Like McCurdy, both Niehaus and Jablonski report having felt uncomfortable during their first sessions as nude models. However, after the initial shock of being nude in front of a group of artists passes, many models have experienced a life-altering shift in mentality that could perhaps only come from such a vulnerable experience.
“When you look in the mirror, you see the imperfections in yourself. You see what’s wrong with you. But through my experience as a nude model, I have come to realize that other people just don’t see those little imperfections in you that you think are so horrible. Watching the artists work has actually changed the way I see myself,” Jablonski said. “When I see the artwork, it’s obvious that other people don’t see the imperfections that I see. That makes me feel so much more beautiful. I’ve had the very rare chance to see myself through in another light, to see myself as other people see me.”

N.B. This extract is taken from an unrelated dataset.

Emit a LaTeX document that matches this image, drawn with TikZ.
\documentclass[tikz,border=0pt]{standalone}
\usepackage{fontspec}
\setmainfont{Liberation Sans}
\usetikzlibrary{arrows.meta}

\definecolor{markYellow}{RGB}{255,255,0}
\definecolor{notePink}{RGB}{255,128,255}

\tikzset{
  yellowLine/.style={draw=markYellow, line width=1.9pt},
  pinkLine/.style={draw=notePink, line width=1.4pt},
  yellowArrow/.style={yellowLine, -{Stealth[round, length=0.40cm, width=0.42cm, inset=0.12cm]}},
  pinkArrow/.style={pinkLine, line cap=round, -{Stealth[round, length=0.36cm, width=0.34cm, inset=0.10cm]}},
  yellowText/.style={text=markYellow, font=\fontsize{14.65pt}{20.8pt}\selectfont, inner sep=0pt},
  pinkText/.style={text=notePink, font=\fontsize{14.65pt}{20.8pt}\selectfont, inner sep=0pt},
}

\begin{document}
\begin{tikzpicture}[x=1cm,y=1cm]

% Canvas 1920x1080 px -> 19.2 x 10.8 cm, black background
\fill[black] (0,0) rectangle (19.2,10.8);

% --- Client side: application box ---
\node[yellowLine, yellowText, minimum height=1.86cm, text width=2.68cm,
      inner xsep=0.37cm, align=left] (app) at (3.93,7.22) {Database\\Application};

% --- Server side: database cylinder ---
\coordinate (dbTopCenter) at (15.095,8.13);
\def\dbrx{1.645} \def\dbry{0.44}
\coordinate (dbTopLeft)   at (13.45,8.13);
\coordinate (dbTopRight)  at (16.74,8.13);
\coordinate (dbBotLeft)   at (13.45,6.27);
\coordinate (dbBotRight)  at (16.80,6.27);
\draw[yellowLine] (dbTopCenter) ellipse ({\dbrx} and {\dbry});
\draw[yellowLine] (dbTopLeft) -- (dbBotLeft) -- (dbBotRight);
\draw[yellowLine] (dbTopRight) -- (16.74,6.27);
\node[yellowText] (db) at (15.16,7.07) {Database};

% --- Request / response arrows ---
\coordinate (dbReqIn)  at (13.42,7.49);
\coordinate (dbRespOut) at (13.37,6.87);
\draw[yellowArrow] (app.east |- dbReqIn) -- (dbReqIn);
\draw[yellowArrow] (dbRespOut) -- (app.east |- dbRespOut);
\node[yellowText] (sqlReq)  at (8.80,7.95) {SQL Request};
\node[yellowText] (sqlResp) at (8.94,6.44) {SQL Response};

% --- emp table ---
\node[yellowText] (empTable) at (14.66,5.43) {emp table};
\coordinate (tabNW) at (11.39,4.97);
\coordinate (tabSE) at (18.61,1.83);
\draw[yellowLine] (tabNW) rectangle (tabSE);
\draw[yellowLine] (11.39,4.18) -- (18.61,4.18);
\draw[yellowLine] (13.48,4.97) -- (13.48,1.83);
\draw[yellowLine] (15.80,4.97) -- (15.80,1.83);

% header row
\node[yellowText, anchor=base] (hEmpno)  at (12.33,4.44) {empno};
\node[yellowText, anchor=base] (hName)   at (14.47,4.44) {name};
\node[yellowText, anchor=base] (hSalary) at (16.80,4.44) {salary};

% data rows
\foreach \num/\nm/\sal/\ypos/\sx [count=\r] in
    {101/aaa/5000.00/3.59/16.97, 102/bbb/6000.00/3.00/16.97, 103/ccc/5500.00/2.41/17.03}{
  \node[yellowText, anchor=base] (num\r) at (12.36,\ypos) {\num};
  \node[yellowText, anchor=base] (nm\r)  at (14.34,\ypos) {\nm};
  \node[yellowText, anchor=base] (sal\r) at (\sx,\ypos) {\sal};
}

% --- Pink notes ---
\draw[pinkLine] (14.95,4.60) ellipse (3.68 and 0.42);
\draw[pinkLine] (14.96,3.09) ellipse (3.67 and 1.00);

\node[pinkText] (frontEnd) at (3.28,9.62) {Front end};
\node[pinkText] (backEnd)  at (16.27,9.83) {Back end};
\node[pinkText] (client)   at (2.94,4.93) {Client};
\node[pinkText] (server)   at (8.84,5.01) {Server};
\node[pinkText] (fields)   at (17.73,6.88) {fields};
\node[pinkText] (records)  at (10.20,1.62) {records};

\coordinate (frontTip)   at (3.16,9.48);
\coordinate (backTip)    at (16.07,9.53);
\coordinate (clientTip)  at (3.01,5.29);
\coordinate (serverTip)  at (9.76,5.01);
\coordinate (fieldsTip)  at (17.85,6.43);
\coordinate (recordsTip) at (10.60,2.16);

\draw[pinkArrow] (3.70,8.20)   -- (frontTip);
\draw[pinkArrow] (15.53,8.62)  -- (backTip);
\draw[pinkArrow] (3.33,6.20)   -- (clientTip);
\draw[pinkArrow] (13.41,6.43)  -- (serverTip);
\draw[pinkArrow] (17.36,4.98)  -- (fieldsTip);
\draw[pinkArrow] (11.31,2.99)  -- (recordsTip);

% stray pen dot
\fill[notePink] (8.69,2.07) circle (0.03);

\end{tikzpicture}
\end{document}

McCurdy agrees that the experience of being naked in front of his peers has changed him for the better.
“I’m really comfortable with my body now, and I definitely wasn’t entirely comfortable before. I actually am more outgoing because of this experience,” he said. “If I can get naked in front of people, I can speak in front of a class. I am more confident now than ever before.”
Besides the positive shift in body image, models also report an increased appreciation for both the human body and the arts.
“I like to see the process. During our breaks, we can walk around and look at the artists’ work. Personally, I can’t draw, so it’s cool to see where the artists start and how they shape the piece. It’s weird, but it’s really cool to think that my body can be a piece of art,” Niehaus said. “I now see the beauty in the body and appreciate both the body itself and the Creator that made it even more.”
So if you ARE getting tired of the same-old Flame Run, you may want to consider making some money from your nudity by becoming a nude model. The pay is good, the work is relaxing, and you may even find your life changed by this type of revealing experience.